• _WRITTEN EXERCISE_
Skip the pictures and extract all of the lines exactly as written.

• _DATA LINES_
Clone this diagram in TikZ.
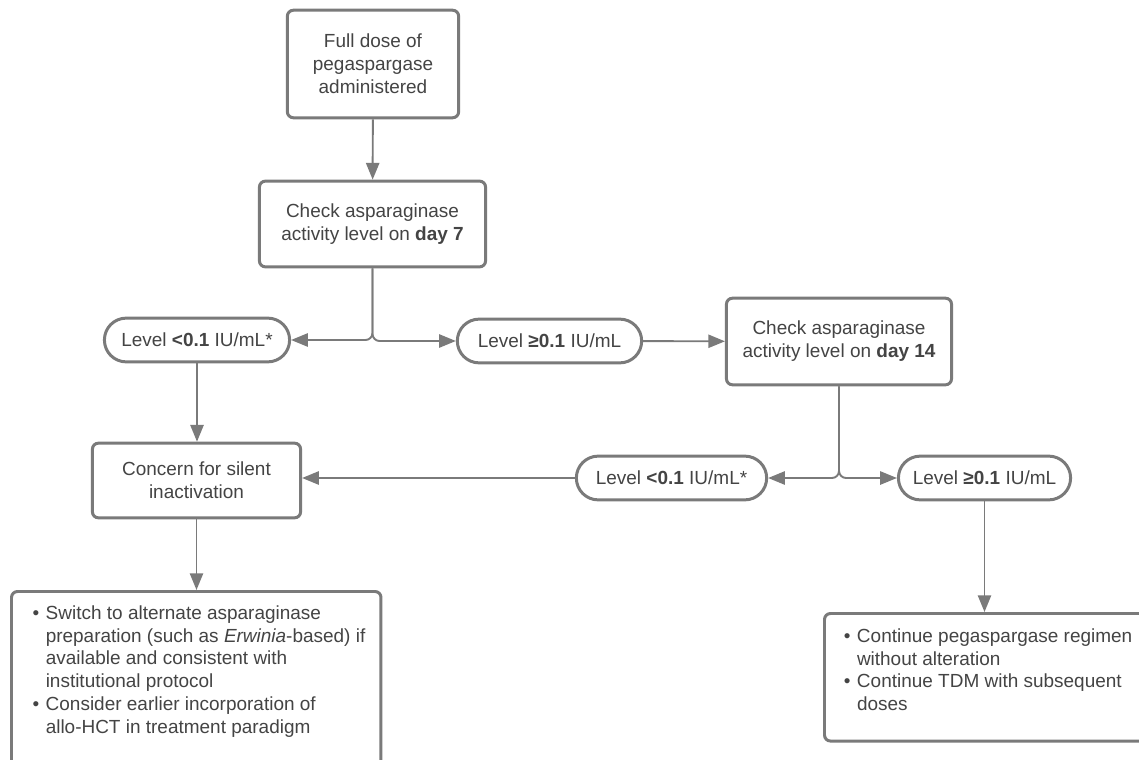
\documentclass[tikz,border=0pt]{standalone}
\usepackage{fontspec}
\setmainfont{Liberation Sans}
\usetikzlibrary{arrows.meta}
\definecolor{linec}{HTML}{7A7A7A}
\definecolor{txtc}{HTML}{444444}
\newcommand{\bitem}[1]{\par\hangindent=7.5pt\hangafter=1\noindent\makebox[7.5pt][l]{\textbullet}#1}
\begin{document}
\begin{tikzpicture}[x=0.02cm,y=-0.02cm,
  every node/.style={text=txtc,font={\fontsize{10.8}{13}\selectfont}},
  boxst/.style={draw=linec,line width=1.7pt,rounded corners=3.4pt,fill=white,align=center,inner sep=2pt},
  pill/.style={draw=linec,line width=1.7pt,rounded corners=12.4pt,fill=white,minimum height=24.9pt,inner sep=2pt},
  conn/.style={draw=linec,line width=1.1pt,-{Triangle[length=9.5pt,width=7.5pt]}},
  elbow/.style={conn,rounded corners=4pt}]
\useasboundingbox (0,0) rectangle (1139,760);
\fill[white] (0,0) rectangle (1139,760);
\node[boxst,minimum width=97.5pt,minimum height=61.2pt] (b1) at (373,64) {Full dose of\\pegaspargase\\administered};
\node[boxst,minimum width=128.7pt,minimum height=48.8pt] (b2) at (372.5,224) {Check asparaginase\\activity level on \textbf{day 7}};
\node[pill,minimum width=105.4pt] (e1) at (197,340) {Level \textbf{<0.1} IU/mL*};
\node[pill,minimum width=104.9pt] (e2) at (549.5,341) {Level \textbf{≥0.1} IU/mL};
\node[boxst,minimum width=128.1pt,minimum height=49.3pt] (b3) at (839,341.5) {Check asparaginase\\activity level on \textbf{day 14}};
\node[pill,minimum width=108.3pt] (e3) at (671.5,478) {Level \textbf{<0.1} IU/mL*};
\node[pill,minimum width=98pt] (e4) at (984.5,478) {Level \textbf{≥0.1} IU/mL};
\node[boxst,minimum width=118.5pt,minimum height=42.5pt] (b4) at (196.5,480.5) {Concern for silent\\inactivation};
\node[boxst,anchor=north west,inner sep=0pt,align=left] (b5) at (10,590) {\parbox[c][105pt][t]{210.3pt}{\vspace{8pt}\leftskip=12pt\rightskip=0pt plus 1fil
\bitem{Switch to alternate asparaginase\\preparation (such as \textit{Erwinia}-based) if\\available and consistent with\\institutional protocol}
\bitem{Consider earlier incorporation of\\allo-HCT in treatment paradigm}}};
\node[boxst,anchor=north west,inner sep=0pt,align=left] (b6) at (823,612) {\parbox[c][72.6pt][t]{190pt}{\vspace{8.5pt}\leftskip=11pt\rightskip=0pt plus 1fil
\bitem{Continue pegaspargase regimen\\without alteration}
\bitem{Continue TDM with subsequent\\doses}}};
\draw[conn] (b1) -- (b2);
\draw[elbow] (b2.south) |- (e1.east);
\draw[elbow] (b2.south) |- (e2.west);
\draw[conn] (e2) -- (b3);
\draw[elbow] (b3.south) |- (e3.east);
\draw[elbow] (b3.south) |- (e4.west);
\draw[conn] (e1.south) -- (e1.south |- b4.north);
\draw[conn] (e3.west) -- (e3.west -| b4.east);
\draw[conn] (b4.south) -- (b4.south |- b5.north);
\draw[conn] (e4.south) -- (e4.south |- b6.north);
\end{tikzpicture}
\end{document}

• _RESULT OF THIS EXERCISE_
Clone this diagram in TikZ.
\documentclass[tikz,border=0pt]{standalone}
\usepackage{fontspec}
\setmainfont{Liberation Sans}
\usetikzlibrary{arrows.meta}
\definecolor{linec}{HTML}{7A7A7A}
\definecolor{txtc}{HTML}{444444}
\newcommand{\bitem}[1]{\par\hangindent=7.5pt\hangafter=1\noindent\makebox[7.5pt][l]{\textbullet}#1}
\begin{document}
\begin{tikzpicture}[x=0.02cm,y=-0.02cm,
  every node/.style={text=txtc,font={\fontsize{10.8}{13}\selectfont}},
  boxst/.style={draw=linec,line width=1.7pt,rounded corners=3.4pt,fill=white,align=center,inner sep=2pt},
  pill/.style={draw=linec,line width=1.7pt,rounded corners=12.4pt,fill=white,minimum height=24.9pt,inner sep=2pt},
  conn/.style={draw=linec,line width=1.1pt,-{Triangle[length=9.5pt,width=7.5pt]}},
  elbow/.style={conn,rounded corners=4pt}]
\useasboundingbox (0,0) rectangle (1139,760);
\fill[white] (0,0) rectangle (1139,760);
\node[boxst,minimum width=97.5pt,minimum height=61.2pt] (b1) at (373,64) {Full dose of\\pegaspargase\\administered};
\node[boxst,minimum width=128.7pt,minimum height=48.8pt] (b2) at (372.5,224) {Check asparaginase\\activity level on \textbf{day 7}};
\node[pill,minimum width=105.4pt] (e1) at (197,340) {Level \textbf{<0.1} IU/mL*};
\node[pill,minimum width=104.9pt] (e2) at (549.5,341) {Level \textbf{≥0.1} IU/mL};
\node[boxst,minimum width=128.1pt,minimum height=49.3pt] (b3) at (839,341.5) {Check asparaginase\\activity level on \textbf{day 14}};
\node[pill,minimum width=108.3pt] (e3) at (671.5,478) {Level \textbf{<0.1} IU/mL*};
\node[pill,minimum width=98pt] (e4) at (984.5,478) {Level \textbf{≥0.1} IU/mL};
\node[boxst,minimum width=118.5pt,minimum height=42.5pt] (b4) at (196.5,480.5) {Concern for silent\\inactivation};
\node[boxst,anchor=north west,inner sep=0pt,align=left] (b5) at (10,590) {\parbox[c][105pt][t]{210.3pt}{\vspace{8pt}\leftskip=12pt\rightskip=0pt plus 1fil
\bitem{Switch to alternate asparaginase\\preparation (such as \textit{Erwinia}-based) if\\available and consistent with\\institutional protocol}
\bitem{Consider earlier incorporation of\\allo-HCT in treatment paradigm}}};
\node[boxst,anchor=north west,inner sep=0pt,align=left] (b6) at (823,612) {\parbox[c][72.6pt][t]{190pt}{\vspace{8.5pt}\leftskip=11pt\rightskip=0pt plus 1fil
\bitem{Continue pegaspargase regimen\\without alteration}
\bitem{Continue TDM with subsequent\\doses}}};
\draw[conn] (b1) -- (b2);
\draw[elbow] (b2.south) |- (e1.east);
\draw[elbow] (b2.south) |- (e2.west);
\draw[conn] (e2) -- (b3);
\draw[elbow] (b3.south) |- (e3.east);
\draw[elbow] (b3.south) |- (e4.west);
\draw[conn] (e1.south) -- (e1.south |- b4.north);
\draw[conn] (e3.west) -- (e3.west -| b4.east);
\draw[conn] (b4.south) -- (b4.south |- b5.north);
\draw[conn] (e4.south) -- (e4.south |- b6.north);
\end{tikzpicture}
\end{document}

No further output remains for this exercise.